*Data lines*.
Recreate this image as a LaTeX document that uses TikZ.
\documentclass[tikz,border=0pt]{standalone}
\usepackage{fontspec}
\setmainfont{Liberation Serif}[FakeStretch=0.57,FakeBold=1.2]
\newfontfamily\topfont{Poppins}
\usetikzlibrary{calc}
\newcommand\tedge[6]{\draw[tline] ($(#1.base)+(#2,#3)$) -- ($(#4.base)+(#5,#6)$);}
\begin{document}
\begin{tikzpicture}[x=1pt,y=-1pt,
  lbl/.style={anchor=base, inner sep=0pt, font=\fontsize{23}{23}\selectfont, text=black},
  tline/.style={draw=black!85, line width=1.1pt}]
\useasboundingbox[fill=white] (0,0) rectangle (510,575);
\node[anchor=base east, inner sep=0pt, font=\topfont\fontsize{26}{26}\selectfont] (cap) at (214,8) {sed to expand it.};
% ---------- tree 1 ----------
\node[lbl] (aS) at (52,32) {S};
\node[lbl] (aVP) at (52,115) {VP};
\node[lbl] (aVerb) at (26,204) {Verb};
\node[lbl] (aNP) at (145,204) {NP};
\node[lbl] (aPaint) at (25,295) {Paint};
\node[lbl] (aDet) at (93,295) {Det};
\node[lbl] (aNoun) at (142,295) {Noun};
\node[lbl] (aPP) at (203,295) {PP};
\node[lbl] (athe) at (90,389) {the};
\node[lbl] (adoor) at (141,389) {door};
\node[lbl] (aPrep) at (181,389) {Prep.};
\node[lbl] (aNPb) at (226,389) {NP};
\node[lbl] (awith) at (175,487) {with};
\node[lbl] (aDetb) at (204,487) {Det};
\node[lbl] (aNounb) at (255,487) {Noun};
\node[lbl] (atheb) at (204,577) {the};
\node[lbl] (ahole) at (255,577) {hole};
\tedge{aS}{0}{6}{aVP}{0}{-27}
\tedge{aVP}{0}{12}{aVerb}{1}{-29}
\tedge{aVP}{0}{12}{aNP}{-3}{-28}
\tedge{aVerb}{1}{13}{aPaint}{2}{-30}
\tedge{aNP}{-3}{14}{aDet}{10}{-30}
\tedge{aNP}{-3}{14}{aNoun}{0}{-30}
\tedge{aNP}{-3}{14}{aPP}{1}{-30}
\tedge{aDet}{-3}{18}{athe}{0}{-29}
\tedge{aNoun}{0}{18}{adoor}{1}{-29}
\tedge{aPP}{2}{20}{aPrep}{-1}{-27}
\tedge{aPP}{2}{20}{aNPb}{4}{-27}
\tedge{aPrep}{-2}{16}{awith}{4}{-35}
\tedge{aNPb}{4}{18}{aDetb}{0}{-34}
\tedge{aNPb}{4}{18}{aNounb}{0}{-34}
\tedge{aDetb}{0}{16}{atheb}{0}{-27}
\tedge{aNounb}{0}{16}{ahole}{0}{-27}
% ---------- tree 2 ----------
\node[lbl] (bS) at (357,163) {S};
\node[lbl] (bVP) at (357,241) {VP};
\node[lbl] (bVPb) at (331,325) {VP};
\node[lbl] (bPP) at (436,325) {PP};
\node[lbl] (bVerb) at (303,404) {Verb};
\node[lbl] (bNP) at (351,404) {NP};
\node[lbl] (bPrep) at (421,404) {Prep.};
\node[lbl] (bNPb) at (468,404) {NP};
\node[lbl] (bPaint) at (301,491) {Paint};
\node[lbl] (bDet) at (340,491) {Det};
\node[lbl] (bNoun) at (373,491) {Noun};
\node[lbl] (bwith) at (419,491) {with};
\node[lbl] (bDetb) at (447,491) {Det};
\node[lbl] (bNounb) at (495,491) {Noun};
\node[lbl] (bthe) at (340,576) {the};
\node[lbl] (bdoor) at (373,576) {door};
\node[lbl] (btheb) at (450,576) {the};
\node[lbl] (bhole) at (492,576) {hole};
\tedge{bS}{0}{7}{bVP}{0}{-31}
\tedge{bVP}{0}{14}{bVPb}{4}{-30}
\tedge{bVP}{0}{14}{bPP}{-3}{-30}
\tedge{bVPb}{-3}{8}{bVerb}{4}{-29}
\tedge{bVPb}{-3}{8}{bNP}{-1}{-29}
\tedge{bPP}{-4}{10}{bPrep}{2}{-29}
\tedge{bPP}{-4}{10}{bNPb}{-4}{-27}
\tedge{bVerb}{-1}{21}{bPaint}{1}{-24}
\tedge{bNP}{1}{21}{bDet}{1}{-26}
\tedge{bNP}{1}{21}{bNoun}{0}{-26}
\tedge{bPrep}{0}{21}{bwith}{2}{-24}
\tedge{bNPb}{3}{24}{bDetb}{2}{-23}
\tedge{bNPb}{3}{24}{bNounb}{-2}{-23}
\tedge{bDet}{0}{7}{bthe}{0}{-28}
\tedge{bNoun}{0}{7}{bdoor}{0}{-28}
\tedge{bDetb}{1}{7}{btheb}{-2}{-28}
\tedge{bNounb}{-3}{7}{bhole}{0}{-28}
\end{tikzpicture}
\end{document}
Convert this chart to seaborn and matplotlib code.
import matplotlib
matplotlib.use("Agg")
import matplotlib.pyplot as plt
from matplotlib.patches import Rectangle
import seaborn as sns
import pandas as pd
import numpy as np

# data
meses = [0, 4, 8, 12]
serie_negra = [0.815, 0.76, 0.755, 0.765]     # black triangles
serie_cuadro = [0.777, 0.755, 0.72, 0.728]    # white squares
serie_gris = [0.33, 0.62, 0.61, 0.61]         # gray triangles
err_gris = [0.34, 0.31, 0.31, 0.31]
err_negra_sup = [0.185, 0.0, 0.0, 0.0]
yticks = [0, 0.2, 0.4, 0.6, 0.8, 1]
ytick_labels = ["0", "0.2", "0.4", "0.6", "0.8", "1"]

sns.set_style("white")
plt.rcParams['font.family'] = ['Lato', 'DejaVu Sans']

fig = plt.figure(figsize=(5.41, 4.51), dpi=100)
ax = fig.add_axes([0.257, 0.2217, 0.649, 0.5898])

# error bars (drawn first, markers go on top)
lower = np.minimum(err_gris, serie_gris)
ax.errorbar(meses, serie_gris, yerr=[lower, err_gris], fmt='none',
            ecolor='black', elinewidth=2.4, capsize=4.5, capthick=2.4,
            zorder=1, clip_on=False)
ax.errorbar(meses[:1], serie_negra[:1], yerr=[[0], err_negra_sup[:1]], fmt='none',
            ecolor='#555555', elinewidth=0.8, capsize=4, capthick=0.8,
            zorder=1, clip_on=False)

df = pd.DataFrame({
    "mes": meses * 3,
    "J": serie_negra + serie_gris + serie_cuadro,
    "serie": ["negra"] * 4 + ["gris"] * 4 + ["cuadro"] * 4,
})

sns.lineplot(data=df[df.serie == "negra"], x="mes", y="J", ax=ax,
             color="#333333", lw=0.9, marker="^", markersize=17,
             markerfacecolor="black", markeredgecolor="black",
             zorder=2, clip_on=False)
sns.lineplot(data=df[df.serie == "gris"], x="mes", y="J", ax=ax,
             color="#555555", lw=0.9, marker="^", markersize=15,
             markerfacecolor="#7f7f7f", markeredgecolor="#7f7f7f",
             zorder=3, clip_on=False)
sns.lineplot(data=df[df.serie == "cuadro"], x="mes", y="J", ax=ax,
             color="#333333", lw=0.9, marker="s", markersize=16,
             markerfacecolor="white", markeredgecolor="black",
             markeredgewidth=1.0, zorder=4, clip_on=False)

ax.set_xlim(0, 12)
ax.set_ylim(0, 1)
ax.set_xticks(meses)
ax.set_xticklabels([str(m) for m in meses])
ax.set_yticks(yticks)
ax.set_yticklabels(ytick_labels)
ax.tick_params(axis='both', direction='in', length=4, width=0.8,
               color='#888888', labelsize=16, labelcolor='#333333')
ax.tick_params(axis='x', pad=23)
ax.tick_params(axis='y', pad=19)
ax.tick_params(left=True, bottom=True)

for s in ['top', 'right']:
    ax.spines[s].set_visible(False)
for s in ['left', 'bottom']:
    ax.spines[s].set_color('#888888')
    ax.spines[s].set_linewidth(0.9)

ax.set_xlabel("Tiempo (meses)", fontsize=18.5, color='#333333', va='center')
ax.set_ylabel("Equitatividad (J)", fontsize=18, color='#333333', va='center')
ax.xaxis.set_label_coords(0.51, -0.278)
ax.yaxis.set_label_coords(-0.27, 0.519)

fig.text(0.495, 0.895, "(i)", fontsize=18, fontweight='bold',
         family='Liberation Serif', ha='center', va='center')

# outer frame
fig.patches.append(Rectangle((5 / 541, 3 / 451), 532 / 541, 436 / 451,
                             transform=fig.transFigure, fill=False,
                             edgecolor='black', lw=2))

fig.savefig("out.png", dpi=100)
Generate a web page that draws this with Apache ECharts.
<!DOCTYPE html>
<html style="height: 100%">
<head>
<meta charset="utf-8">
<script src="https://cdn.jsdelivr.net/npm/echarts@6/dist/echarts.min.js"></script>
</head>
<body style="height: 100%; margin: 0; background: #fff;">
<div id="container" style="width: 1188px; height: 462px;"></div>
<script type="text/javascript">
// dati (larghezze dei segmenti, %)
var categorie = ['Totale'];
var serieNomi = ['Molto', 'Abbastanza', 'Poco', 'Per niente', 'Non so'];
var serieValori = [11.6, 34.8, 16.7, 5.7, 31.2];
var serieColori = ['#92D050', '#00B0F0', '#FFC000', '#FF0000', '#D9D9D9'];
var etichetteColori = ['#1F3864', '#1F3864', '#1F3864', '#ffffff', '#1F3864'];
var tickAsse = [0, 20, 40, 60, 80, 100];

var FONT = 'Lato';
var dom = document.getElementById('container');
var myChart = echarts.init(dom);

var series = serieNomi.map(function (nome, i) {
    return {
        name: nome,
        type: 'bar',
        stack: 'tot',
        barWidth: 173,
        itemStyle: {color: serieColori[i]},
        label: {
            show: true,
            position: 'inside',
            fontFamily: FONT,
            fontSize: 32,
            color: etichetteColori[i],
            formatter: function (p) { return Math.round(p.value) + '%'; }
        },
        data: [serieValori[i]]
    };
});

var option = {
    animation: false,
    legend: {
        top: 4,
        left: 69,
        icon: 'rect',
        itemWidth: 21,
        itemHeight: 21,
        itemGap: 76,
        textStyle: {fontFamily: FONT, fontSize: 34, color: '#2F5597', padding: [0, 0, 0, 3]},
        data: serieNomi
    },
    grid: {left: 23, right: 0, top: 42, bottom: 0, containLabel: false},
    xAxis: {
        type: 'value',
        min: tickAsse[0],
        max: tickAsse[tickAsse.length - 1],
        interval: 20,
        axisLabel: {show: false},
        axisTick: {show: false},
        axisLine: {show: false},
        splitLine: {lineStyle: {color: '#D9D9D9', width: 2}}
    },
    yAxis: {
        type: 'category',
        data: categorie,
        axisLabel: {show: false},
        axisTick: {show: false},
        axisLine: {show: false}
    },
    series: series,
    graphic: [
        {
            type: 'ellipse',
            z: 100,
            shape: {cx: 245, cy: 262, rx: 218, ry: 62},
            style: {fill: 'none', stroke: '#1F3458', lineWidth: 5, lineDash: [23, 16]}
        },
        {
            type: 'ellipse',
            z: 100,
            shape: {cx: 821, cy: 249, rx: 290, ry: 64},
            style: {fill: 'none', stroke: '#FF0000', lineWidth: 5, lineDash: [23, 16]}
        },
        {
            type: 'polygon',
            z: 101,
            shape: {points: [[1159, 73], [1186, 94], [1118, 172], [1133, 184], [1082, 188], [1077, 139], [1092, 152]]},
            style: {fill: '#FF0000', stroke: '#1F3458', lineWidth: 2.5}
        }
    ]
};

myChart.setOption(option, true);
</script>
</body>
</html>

*Stated goal*. Please print exactly, and only, the lines from the line with "Convert this chart" to the line with "import numpy as np", both included.

*Expected answer*.
Convert this chart to seaborn and matplotlib code.
import matplotlib
matplotlib.use("Agg")
import matplotlib.pyplot as plt
from matplotlib.patches import Rectangle
import seaborn as sns
import pandas as pd
import numpy as np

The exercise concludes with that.